DATASET CONTENT.
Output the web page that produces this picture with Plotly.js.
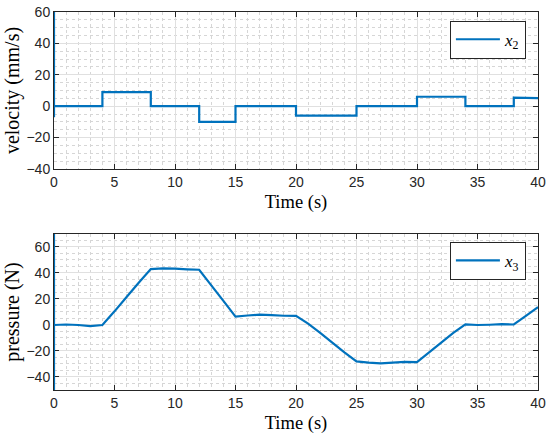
<!DOCTYPE html>
<html>
<head>
<meta charset="utf-8">
<script src="https://cdn.plot.ly/plotly-3.0.1.min.js"></script>
<style>html,body{margin:0;padding:0;background:#fff;}#chart{width:550px;height:439px;}</style>
</head>
<body>
<div id="chart"></div>
<script>
// Velocity x2 (mm/s) – piecewise constant steps
var velTime = [0, 0, 0, 4, 4, 8, 8, 12, 12, 15, 15, 20, 20, 25, 25, 30, 30, 34, 34, 38, 38, 40];
var velValue = [60, -7, 0, 0, 9, 9, 0, 0, -10, -10, 0, 0, -6, -6, 0, 0, 6, 6, 0, 0, 5.5, 5.2];

// Pressure x3 (N)
var prTime = [0, 0, 0, 1, 2, 3, 4, 5, 6, 7, 8, 9, 10, 11, 12, 13, 14, 15, 16, 17, 18, 19, 20,
              21, 22, 23, 24, 25, 26, 27, 28, 29, 30, 31, 32, 33, 34, 35, 36, 37, 38, 39, 40];
var prValue = [70, -50, 0, 0.4, 0, -0.8, 0, 10.5, 21.5, 32.5, 43, 43.6, 43.3, 42.8, 42.5, 30.5, 18.5, 6.5,
               7.3, 8, 7.6, 7.1, 7, 1, -6, -13.5, -21, -28, -29, -29.5, -29, -28.3, -28.5, -21, -13.5, -6,
               0.5, 0, 0.2, 0.6, 0.4, 7, 13.8];

var xTicks = [0, 5, 10, 15, 20, 25, 30, 35, 40];
var velTicks = [-40, -20, 0, 20, 40, 60];
var prTicks = [-40, -20, 0, 20, 40, 60];

var blue = '#0072BD';
var axisColor = '#262626';
var tickFont = {family: 'Liberation Sans, Arial, sans-serif', size: 14, color: '#262626'};
var xTitleFont = {family: 'Liberation Serif, Times New Roman, serif', size: 18.5, color: '#000'};
var yTitleFont = {family: 'Liberation Serif, Times New Roman, serif', size: 20, color: '#000'};

function xAxis(anchor) {
  return {
    anchor: anchor, domain: [0, 1], range: [0, 40],
    tickvals: xTicks, ticktext: xTicks.map(String),
    ticks: 'inside', ticklen: 5, tickcolor: axisColor, tickwidth: 1,
    showline: true, linecolor: axisColor, linewidth: 1, mirror: 'ticks',
    showgrid: true, gridcolor: '#e0e0e0', gridwidth: 1,
    minor: {dtick: 1, showgrid: true, gridcolor: '#d6d6d6', griddash: 'dot', gridwidth: 1, ticks: ''},
    zeroline: false, tickfont: tickFont,
    layer: 'below traces',
    title: {text: 'Time (s)', font: xTitleFont, standoff: 6}
  };
}
function yAxis(anchor, domain, range, ticks, label) {
  return {
    anchor: anchor, domain: domain, range: range,
    tickvals: ticks, ticktext: ticks.map(function (v) { return v < 0 ? '\u2212' + Math.abs(v) : String(v); }),
    ticks: 'inside', ticklen: 5, tickcolor: axisColor, tickwidth: 1,
    showline: true, linecolor: axisColor, linewidth: 1, mirror: 'ticks',
    showgrid: true, gridcolor: '#e0e0e0', gridwidth: 1,
    minor: {dtick: 5, showgrid: true, gridcolor: '#d6d6d6', griddash: 'dot', gridwidth: 1, ticks: ''},
    zeroline: false, tickfont: tickFont,
    layer: 'below traces',
    title: {text: label, font: yTitleFont, standoff: 1}
  };
}

var traces = [
  {x: velTime, y: velValue, xaxis: 'x', yaxis: 'y', mode: 'lines', name: '<i>x</i><sub>2</sub>',
   line: {color: blue, width: 2.2, simplify: false}, legend: 'legend', cliponaxis: false},
  {x: prTime, y: prValue, xaxis: 'x2', yaxis: 'y2', mode: 'lines', name: '<i>x</i><sub>3</sub>',
   line: {color: blue, width: 2.2, simplify: false}, legend: 'legend2', cliponaxis: false}
];

var legendCommon = {
  xanchor: 'right', yanchor: 'top', x: 0.975,
  bgcolor: '#fff', bordercolor: axisColor, borderwidth: 1,
  font: {family: 'Liberation Serif, Times New Roman, serif', size: 17, color: '#000'},
  itemwidth: 44, tracegroupgap: 0
};

var layout = {
  width: 550, height: 439,
  margin: {l: 54, r: 12, t: 12, b: 49},
  paper_bgcolor: '#fff', plot_bgcolor: '#fff',
  showlegend: true,
  xaxis: xAxis('y'),
  yaxis: yAxis('x', [0.5847, 1], [-40, 60], velTicks, 'velocity (mm/s)'),
  xaxis2: xAxis('y2'),
  yaxis2: yAxis('x2', [0, 0.4127], [-50, 70], prTicks, 'pressure (N)'),
  legend: Object.assign({}, legendCommon, {y: 0.977}),
  legend2: Object.assign({}, legendCommon, {y: 0.392})
};

Plotly.newPlot('chart', traces, layout, {displayModeBar: false, staticPlot: true});
</script>
</body>
</html>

DIRECTION.
Repeat exactly and only the lines from the start of the data above through the line that holds "var prTicks = [-40, -20, 0, 20, 40, 60];", inclusive. Pictures do not belong in the copy.

OUTPUT FOR THIS TASK.
Output the web page that produces this picture with Plotly.js.
<!DOCTYPE html>
<html>
<head>
<meta charset="utf-8">
<script src="https://cdn.plot.ly/plotly-3.0.1.min.js"></script>
<style>html,body{margin:0;padding:0;background:#fff;}#chart{width:550px;height:439px;}</style>
</head>
<body>
<div id="chart"></div>
<script>
// Velocity x2 (mm/s) – piecewise constant steps
var velTime = [0, 0, 0, 4, 4, 8, 8, 12, 12, 15, 15, 20, 20, 25, 25, 30, 30, 34, 34, 38, 38, 40];
var velValue = [60, -7, 0, 0, 9, 9, 0, 0, -10, -10, 0, 0, -6, -6, 0, 0, 6, 6, 0, 0, 5.5, 5.2];

// Pressure x3 (N)
var prTime = [0, 0, 0, 1, 2, 3, 4, 5, 6, 7, 8, 9, 10, 11, 12, 13, 14, 15, 16, 17, 18, 19, 20,
              21, 22, 23, 24, 25, 26, 27, 28, 29, 30, 31, 32, 33, 34, 35, 36, 37, 38, 39, 40];
var prValue = [70, -50, 0, 0.4, 0, -0.8, 0, 10.5, 21.5, 32.5, 43, 43.6, 43.3, 42.8, 42.5, 30.5, 18.5, 6.5,
               7.3, 8, 7.6, 7.1, 7, 1, -6, -13.5, -21, -28, -29, -29.5, -29, -28.3, -28.5, -21, -13.5, -6,
               0.5, 0, 0.2, 0.6, 0.4, 7, 13.8];

var xTicks = [0, 5, 10, 15, 20, 25, 30, 35, 40];
var velTicks = [-40, -20, 0, 20, 40, 60];
var prTicks = [-40, -20, 0, 20, 40, 60];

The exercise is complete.